## Objective:
Set down, word for word, only the lines from the start of the records through the line bearing "(5pt,462pt) -- (1135pt,462pt);"; include no pictures.

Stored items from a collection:
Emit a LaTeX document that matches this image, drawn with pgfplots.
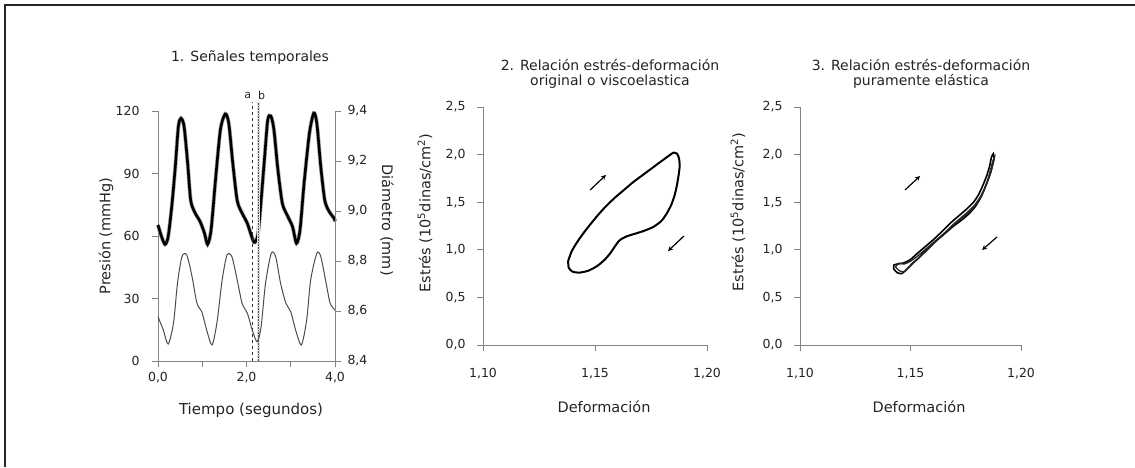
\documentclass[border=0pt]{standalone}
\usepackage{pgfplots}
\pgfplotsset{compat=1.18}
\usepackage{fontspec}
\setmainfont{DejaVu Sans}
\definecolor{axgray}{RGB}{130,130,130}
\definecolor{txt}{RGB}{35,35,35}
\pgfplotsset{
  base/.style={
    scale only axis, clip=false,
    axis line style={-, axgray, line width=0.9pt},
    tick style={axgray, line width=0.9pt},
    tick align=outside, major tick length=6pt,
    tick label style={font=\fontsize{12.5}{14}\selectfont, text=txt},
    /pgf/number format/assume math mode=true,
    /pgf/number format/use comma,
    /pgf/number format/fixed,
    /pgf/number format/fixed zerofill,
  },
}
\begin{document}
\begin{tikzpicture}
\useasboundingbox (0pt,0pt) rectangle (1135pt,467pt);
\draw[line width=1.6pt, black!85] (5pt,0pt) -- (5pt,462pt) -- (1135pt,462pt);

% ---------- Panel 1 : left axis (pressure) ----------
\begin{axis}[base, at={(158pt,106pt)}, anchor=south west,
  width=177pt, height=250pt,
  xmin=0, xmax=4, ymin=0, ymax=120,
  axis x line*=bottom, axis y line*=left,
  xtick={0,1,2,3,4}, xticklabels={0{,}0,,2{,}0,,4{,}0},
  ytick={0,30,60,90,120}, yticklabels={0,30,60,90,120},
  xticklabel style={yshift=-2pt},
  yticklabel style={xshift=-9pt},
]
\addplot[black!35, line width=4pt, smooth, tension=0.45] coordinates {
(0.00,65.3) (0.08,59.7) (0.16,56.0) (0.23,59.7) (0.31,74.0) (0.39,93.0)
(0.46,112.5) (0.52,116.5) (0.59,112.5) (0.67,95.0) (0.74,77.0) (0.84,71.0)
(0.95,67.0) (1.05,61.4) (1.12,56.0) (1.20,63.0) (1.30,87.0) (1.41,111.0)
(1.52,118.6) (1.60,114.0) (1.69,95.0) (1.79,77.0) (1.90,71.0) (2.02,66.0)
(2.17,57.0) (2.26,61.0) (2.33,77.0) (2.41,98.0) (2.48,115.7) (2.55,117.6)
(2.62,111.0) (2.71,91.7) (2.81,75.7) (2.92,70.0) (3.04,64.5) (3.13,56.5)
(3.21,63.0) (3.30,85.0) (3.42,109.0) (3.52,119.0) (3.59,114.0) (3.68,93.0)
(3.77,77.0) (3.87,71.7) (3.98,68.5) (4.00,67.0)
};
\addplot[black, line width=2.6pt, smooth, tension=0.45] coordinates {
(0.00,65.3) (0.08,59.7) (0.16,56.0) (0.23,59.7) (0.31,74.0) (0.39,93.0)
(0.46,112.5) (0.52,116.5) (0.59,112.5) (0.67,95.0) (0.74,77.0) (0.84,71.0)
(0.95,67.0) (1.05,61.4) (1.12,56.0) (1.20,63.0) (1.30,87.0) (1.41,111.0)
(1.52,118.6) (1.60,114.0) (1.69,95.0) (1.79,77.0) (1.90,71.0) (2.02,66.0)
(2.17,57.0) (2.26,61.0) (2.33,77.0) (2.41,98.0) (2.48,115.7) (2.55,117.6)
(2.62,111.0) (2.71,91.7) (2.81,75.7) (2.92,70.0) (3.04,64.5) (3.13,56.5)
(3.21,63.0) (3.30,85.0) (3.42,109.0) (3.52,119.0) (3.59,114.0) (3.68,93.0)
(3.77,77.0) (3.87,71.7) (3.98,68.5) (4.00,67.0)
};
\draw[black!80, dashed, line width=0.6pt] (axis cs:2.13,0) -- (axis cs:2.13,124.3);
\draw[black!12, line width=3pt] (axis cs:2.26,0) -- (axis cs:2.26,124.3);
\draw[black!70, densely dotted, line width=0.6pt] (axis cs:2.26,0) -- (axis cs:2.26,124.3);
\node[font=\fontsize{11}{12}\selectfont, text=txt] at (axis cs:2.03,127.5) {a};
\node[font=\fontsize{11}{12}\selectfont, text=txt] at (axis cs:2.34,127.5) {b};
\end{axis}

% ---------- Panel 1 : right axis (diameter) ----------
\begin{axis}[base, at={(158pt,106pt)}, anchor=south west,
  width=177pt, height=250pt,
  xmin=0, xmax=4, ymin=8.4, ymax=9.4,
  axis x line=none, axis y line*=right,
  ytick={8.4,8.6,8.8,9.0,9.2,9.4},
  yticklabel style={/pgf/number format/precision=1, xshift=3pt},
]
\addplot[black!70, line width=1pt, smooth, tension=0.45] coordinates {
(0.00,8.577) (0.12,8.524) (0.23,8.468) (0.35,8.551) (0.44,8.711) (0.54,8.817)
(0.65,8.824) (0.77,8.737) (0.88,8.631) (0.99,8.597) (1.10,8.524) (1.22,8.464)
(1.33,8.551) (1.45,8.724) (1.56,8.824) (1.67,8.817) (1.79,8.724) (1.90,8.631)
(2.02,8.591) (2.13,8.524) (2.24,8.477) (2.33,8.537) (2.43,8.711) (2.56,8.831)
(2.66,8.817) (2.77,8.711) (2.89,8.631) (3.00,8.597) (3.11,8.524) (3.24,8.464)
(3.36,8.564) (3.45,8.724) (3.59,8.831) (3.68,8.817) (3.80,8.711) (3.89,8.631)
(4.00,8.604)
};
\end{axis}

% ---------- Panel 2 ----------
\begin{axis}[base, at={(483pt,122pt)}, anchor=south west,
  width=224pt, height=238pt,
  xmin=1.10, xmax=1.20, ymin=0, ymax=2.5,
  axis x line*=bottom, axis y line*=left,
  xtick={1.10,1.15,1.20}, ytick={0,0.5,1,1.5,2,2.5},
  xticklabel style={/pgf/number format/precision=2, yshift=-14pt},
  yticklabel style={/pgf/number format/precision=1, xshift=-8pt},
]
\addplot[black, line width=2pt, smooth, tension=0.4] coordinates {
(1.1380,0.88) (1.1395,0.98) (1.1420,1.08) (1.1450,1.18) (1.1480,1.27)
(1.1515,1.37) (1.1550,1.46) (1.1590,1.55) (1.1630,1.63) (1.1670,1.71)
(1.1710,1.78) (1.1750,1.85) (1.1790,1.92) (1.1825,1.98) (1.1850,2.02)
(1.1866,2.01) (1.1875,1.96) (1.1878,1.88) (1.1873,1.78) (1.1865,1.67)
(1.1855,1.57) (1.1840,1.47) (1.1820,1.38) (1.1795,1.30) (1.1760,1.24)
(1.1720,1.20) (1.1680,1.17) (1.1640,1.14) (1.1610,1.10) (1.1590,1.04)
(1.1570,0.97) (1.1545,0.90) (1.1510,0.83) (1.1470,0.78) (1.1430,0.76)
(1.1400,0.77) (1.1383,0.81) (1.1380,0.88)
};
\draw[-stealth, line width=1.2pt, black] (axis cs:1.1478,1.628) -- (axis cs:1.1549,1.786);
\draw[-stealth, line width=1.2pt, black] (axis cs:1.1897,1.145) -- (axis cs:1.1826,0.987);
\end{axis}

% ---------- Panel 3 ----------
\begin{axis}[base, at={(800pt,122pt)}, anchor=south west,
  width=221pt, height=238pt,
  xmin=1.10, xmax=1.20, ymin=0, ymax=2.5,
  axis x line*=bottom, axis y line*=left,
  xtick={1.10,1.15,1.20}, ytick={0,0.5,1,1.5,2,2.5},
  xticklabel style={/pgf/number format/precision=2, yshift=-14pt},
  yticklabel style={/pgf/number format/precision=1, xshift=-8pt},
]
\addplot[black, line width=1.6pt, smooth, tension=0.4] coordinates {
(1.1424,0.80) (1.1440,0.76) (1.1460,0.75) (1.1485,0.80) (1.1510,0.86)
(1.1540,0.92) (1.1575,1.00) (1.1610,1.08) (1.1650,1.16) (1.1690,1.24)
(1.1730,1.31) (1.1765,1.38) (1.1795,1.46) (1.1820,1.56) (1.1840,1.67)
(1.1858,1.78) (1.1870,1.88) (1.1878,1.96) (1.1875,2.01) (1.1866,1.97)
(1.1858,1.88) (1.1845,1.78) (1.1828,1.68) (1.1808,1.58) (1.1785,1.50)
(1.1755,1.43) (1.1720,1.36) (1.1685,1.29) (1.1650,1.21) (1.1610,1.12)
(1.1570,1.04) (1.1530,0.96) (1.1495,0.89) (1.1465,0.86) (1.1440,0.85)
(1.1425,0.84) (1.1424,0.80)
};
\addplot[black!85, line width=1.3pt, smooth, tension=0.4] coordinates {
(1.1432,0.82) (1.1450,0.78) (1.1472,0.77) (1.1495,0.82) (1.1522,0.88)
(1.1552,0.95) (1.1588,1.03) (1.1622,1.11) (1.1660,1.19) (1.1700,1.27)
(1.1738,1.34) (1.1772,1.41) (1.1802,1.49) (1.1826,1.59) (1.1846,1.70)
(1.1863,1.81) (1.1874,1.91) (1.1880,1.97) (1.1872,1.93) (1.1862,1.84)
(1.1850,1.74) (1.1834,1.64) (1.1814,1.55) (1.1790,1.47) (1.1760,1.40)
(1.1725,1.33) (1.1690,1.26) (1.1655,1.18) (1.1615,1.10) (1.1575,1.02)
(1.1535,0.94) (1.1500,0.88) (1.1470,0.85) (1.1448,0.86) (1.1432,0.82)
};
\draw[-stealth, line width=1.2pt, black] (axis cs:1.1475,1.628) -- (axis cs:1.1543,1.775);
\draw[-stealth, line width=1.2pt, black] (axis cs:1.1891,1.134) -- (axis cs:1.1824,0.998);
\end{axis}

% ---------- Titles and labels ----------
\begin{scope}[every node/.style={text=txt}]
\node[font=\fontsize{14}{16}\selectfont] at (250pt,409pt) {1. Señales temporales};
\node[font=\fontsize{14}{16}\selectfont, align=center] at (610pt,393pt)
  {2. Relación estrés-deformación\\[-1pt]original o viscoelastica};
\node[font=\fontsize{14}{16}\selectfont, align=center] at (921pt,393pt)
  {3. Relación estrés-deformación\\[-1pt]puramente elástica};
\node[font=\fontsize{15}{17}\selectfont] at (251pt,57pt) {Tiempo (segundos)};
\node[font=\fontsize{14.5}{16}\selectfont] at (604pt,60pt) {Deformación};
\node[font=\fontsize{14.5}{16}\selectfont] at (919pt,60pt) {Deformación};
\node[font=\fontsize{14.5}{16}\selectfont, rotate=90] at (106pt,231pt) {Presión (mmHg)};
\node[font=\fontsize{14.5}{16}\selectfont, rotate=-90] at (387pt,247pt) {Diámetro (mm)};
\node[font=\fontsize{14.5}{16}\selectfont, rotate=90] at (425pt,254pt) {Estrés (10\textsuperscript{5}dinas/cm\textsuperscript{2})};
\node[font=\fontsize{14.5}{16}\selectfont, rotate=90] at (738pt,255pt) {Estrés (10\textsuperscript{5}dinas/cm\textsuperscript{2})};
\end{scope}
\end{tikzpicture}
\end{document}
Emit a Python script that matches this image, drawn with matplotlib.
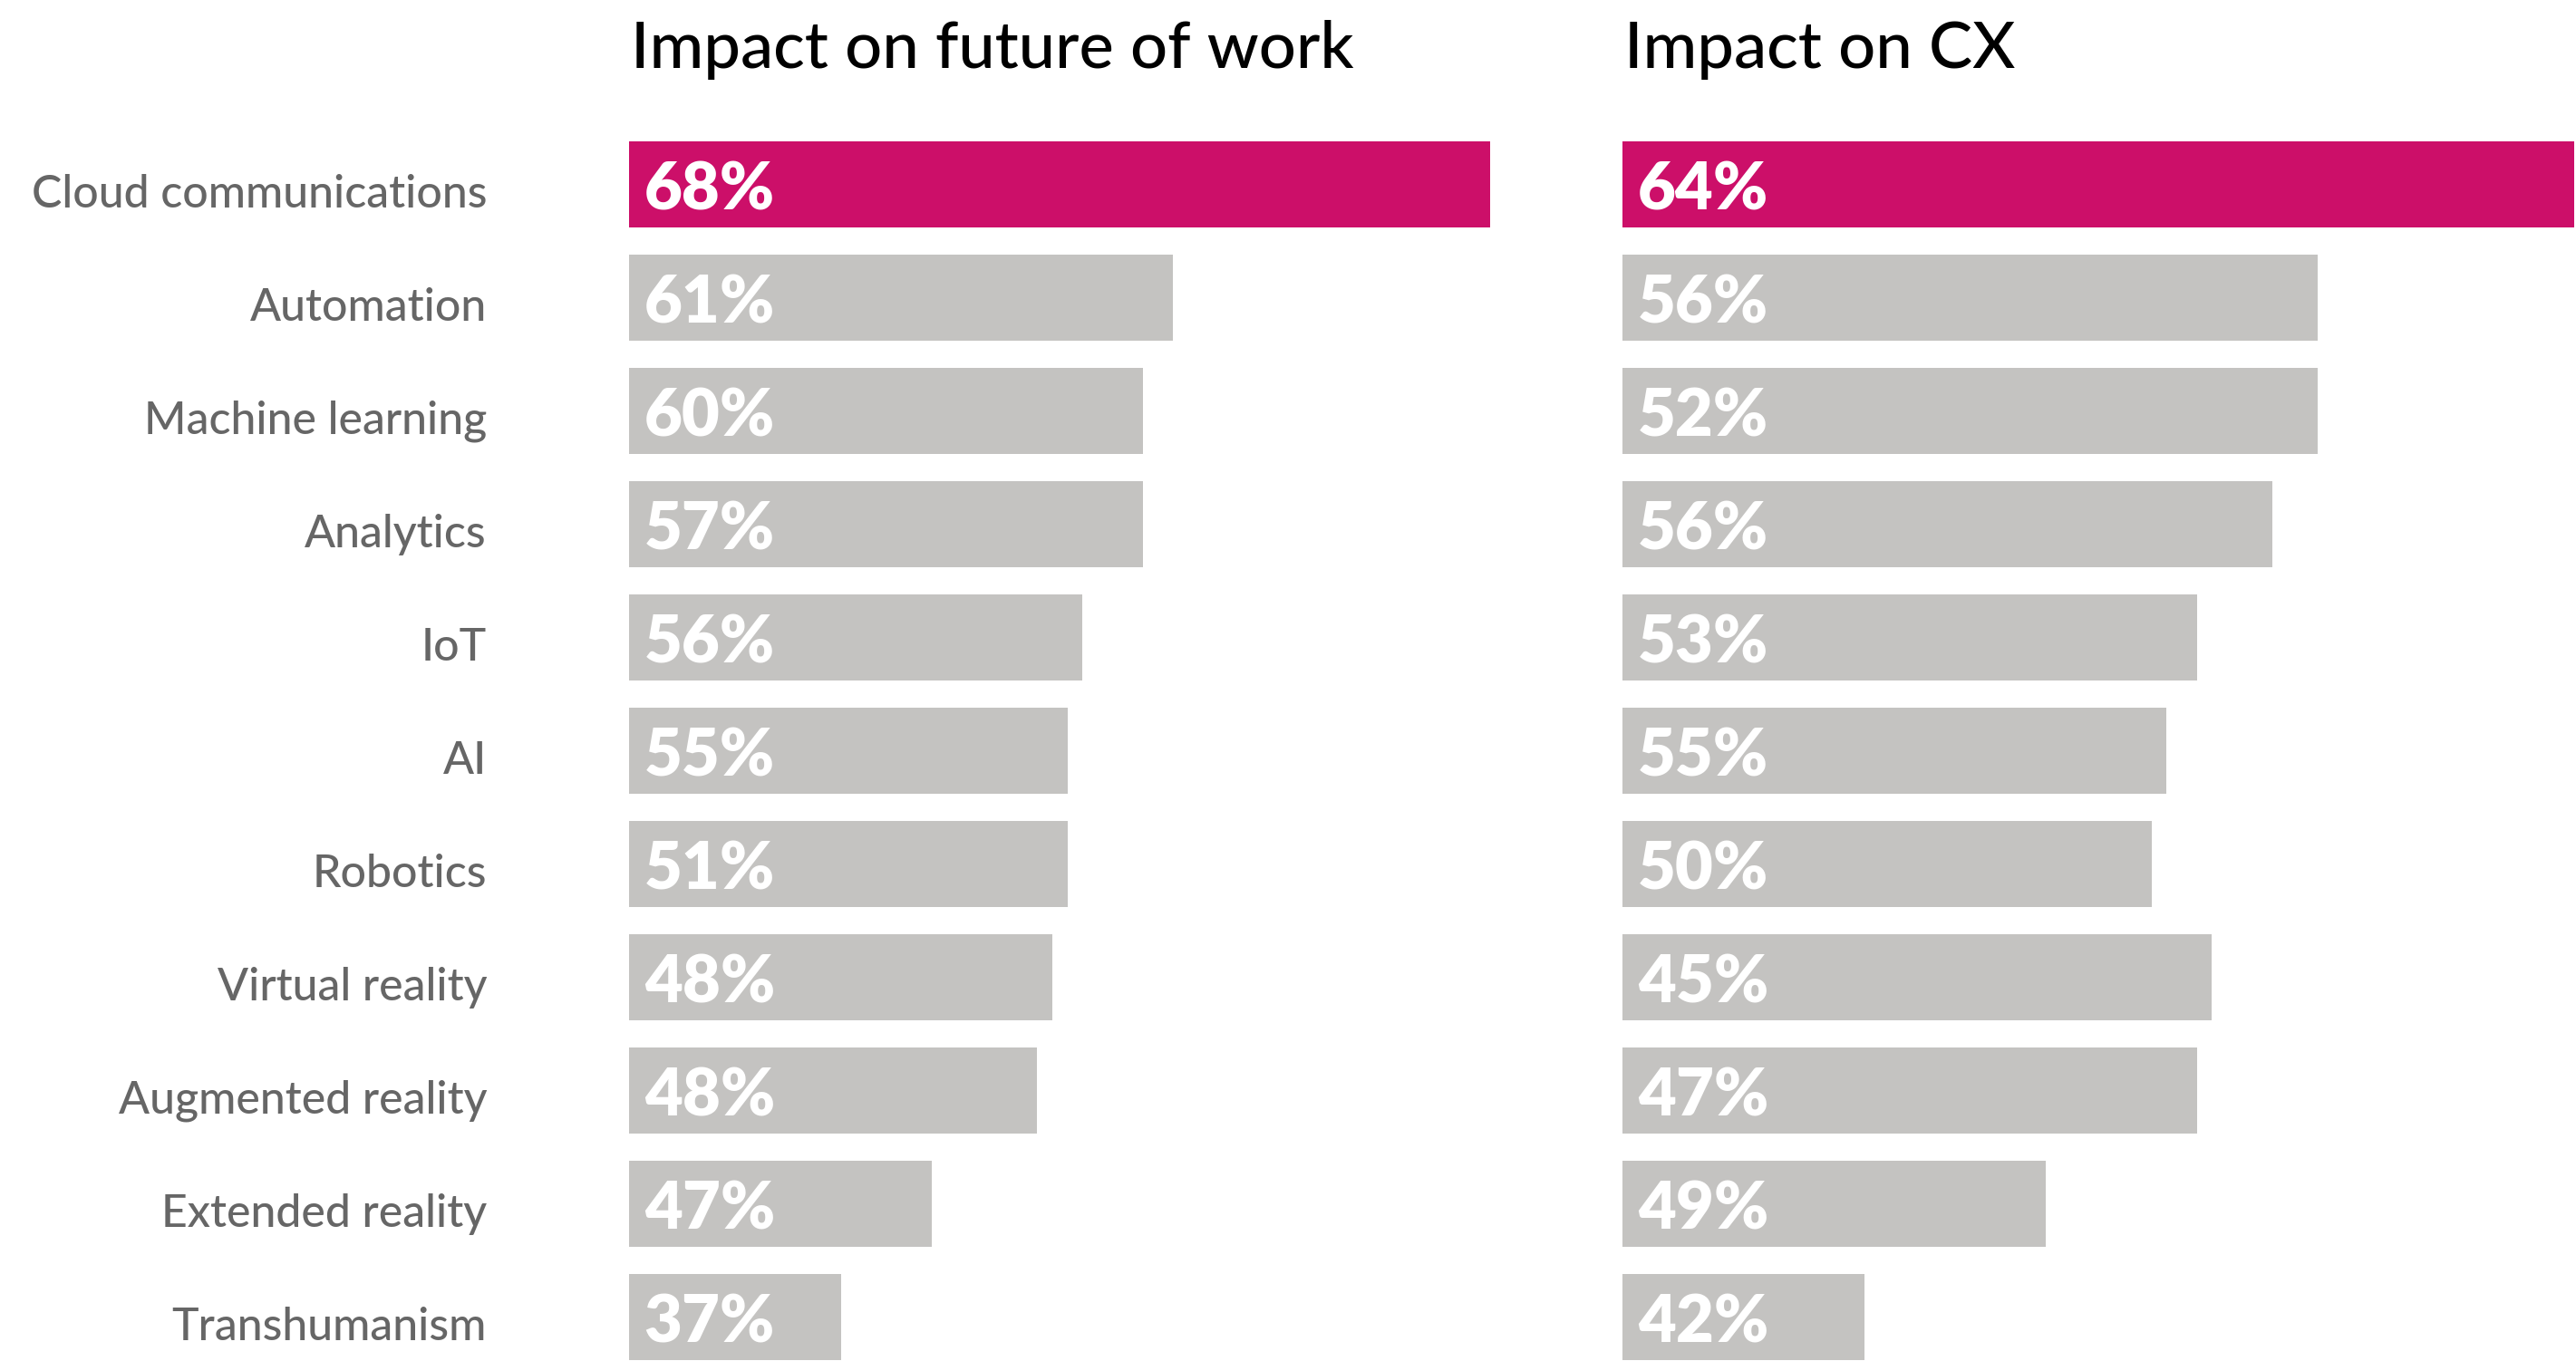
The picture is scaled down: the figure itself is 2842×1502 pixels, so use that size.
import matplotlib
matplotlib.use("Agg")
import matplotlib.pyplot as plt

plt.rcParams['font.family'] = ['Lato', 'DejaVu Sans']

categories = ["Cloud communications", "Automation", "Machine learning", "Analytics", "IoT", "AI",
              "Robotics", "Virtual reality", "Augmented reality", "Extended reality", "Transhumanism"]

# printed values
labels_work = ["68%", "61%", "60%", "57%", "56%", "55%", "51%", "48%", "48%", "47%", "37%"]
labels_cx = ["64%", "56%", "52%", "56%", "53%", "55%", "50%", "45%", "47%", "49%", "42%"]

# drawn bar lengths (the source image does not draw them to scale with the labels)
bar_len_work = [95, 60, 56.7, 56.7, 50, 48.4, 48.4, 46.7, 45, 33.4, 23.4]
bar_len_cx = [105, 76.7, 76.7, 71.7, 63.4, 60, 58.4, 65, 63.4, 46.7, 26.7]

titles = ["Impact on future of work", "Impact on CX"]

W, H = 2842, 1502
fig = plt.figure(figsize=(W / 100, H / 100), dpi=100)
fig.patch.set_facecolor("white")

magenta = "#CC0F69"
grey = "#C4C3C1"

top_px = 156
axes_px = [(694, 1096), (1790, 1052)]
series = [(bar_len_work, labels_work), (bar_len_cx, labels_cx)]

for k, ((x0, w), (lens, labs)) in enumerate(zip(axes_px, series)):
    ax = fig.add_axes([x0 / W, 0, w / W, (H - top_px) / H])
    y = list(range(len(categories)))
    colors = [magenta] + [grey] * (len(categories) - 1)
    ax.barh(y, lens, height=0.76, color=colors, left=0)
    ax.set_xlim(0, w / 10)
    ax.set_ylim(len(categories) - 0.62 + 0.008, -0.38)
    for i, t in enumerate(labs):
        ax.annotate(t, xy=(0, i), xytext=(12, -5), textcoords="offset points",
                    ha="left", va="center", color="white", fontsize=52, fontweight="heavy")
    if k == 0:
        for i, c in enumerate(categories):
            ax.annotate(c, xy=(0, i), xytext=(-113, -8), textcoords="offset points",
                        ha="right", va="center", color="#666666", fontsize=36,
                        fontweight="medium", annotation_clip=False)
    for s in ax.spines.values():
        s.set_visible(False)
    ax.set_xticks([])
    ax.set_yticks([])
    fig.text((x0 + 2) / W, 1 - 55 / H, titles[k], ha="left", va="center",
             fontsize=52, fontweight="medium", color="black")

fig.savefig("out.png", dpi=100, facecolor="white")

## Task answer:
Emit a LaTeX document that matches this image, drawn with pgfplots.
\documentclass[border=0pt]{standalone}
\usepackage{pgfplots}
\pgfplotsset{compat=1.18}
\usepackage{fontspec}
\setmainfont{DejaVu Sans}
\definecolor{axgray}{RGB}{130,130,130}
\definecolor{txt}{RGB}{35,35,35}
\pgfplotsset{
  base/.style={
    scale only axis, clip=false,
    axis line style={-, axgray, line width=0.9pt},
    tick style={axgray, line width=0.9pt},
    tick align=outside, major tick length=6pt,
    tick label style={font=\fontsize{12.5}{14}\selectfont, text=txt},
    /pgf/number format/assume math mode=true,
    /pgf/number format/use comma,
    /pgf/number format/fixed,
    /pgf/number format/fixed zerofill,
  },
}
\begin{document}
\begin{tikzpicture}
\useasboundingbox (0pt,0pt) rectangle (1135pt,467pt);
\draw[line width=1.6pt, black!85] (5pt,0pt) -- (5pt,462pt) -- (1135pt,462pt);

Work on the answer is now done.